> _Given problem_
State the number of lines that contain "this", with no other text.

○ ○ ○

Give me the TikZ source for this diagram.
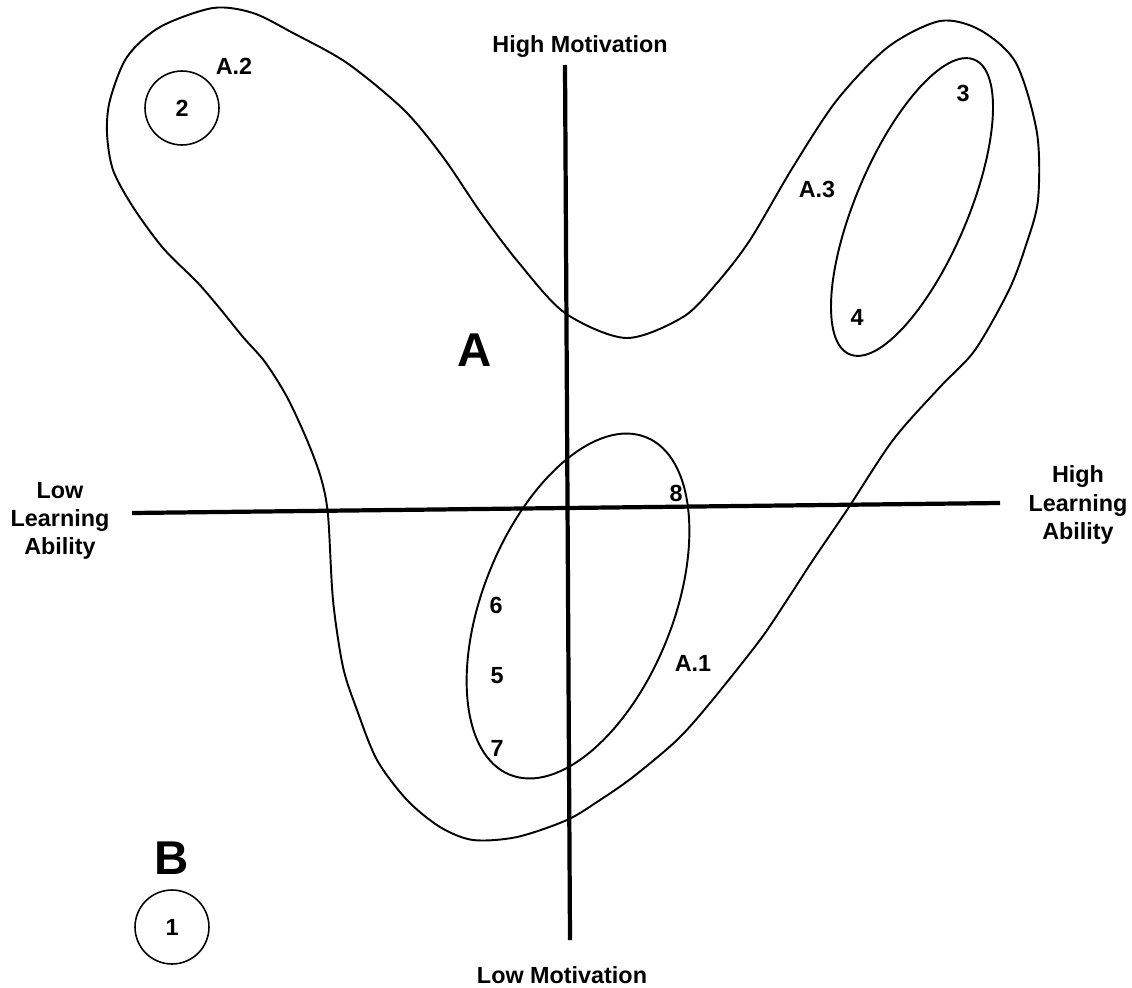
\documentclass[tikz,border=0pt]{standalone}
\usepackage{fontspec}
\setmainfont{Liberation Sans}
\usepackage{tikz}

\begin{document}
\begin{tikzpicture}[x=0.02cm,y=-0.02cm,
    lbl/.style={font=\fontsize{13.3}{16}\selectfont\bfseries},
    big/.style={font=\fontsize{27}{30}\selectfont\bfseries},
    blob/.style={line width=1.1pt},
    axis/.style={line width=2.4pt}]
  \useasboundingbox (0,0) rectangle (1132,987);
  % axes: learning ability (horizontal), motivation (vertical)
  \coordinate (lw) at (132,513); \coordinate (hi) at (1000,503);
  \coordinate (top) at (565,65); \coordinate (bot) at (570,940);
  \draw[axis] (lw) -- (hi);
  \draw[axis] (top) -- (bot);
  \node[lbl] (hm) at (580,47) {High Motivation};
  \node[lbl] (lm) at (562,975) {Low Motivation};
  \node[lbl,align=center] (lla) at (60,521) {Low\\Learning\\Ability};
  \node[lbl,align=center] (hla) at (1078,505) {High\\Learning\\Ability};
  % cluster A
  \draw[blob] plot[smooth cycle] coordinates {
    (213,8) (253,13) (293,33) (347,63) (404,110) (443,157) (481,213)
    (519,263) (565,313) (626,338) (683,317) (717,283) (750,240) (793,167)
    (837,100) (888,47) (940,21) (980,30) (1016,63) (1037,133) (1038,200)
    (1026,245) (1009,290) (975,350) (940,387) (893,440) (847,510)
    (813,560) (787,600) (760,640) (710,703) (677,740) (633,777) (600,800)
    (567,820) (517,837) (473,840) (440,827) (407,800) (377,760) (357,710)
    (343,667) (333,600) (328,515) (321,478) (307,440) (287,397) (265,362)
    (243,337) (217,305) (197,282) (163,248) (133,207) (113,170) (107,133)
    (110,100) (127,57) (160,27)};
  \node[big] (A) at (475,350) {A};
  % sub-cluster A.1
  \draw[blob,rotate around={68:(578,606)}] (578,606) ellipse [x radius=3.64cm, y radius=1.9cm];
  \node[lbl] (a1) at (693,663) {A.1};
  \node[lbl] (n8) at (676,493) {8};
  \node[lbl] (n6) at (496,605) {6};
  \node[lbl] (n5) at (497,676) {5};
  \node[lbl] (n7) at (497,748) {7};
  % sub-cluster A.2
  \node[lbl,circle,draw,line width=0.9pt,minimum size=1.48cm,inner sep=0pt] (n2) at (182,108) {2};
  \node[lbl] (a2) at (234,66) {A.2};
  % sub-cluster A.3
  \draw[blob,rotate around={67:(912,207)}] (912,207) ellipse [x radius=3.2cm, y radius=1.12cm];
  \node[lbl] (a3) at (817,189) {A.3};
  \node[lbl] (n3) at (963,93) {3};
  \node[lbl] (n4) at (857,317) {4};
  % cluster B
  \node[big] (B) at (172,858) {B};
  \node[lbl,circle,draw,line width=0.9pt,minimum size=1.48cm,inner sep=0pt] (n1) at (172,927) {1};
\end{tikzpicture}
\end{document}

○ ○ ○

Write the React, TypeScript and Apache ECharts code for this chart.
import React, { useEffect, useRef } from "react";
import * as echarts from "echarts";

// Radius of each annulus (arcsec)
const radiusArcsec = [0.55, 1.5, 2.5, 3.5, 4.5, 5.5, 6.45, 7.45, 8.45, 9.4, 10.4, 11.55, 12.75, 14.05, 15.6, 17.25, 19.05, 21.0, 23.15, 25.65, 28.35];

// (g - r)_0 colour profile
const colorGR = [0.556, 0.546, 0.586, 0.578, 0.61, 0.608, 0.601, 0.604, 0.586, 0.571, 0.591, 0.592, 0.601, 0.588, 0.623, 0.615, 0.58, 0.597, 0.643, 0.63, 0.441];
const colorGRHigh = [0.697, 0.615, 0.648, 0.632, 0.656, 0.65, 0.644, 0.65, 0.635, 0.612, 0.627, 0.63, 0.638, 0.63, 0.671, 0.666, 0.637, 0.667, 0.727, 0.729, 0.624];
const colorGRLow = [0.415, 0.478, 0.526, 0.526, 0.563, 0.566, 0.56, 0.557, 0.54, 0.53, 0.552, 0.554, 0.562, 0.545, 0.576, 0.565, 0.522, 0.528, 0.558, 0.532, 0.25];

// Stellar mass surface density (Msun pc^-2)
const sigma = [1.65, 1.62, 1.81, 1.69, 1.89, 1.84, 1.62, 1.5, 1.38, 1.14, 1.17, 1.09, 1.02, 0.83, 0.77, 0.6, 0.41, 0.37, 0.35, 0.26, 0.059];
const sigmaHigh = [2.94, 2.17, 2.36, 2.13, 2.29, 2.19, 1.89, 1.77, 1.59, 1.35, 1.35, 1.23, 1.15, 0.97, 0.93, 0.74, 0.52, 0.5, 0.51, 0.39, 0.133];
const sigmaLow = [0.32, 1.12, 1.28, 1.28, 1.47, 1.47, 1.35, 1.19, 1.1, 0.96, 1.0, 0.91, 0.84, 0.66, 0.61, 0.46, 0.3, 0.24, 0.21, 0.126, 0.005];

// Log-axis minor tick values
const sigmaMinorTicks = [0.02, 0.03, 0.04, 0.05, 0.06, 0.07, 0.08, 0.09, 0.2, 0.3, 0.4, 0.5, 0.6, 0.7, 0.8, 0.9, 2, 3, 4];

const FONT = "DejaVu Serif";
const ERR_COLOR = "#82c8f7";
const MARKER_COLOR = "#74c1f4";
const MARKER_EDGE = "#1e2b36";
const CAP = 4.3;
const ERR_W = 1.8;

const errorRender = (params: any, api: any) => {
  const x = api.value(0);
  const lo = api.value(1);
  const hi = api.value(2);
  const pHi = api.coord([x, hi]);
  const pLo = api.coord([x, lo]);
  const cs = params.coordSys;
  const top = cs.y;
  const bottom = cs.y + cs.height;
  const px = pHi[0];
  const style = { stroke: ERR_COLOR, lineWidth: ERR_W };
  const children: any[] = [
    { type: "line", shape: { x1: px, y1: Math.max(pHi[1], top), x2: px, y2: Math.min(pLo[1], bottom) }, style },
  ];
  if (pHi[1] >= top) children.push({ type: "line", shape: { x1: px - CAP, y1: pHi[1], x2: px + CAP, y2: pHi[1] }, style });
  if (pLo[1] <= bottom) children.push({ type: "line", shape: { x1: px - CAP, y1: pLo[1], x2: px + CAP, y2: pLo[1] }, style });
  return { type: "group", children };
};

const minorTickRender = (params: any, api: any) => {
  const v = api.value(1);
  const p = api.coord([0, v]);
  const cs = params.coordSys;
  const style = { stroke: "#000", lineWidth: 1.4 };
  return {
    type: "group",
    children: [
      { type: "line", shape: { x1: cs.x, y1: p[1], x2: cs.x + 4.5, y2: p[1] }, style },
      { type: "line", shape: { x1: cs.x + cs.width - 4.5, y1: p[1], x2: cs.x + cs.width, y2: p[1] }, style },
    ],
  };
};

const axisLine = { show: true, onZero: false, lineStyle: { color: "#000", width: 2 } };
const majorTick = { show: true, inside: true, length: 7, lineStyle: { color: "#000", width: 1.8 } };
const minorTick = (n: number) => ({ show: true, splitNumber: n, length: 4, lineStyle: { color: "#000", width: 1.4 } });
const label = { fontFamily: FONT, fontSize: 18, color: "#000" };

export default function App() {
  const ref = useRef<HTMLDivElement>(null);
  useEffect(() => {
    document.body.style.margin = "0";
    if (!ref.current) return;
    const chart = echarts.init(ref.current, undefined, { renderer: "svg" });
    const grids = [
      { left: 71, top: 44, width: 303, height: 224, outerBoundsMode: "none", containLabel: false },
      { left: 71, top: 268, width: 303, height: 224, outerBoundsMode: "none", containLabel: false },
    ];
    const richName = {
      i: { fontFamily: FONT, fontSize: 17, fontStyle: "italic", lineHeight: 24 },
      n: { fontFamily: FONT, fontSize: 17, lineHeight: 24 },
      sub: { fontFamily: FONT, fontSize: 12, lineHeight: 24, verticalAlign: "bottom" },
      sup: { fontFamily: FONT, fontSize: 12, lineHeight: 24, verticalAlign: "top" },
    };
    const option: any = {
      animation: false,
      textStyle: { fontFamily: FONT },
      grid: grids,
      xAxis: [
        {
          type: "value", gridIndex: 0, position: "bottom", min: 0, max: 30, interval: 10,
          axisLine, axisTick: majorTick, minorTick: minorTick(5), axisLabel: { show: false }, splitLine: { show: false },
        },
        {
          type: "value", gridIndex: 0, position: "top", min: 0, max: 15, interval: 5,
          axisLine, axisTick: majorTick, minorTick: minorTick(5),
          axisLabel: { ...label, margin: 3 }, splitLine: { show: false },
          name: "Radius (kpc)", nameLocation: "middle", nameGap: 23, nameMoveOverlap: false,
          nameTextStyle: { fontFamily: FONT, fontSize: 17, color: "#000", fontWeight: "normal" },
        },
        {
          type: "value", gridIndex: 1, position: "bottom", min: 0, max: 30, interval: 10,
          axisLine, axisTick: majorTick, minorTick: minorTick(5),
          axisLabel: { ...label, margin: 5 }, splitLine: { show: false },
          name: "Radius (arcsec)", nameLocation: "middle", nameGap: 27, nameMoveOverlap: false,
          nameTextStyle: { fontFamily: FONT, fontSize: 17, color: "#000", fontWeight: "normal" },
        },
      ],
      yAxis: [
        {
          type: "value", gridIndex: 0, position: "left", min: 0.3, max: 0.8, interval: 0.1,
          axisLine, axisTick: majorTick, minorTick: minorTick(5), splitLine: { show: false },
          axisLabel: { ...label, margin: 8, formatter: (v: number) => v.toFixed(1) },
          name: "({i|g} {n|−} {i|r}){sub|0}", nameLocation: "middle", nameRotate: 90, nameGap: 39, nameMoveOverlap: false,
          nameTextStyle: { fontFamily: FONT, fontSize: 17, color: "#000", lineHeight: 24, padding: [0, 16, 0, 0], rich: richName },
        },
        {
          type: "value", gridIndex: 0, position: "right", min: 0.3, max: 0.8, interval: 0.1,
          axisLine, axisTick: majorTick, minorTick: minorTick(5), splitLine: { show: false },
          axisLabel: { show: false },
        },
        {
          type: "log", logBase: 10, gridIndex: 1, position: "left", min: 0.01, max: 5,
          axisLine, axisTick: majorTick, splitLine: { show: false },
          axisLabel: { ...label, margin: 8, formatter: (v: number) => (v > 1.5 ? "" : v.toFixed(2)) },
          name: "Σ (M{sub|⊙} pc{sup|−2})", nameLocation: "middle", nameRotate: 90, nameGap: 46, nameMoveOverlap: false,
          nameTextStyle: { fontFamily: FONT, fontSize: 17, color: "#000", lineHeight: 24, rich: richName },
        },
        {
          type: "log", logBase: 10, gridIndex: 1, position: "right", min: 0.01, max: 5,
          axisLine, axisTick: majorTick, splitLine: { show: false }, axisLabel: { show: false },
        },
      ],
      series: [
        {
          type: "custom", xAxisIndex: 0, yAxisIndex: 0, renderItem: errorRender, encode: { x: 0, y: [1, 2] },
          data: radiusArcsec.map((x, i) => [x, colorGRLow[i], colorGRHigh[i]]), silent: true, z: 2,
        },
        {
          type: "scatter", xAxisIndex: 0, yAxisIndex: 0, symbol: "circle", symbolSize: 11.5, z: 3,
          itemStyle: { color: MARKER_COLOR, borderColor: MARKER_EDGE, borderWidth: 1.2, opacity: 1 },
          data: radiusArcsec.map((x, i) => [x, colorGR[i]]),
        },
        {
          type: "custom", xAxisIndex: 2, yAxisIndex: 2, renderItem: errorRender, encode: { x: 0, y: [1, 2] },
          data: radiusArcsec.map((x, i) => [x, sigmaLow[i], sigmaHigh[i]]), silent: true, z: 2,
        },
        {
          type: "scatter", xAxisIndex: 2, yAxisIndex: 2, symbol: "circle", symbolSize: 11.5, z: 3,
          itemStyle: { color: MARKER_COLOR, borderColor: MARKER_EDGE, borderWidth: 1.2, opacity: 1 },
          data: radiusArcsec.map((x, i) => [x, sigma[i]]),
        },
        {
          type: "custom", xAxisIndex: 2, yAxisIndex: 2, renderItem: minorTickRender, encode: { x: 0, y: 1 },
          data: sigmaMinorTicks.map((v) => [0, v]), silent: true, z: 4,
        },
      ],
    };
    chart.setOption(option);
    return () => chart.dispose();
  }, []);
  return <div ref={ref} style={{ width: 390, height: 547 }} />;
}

○ ○ ○

> _Response to the task_
2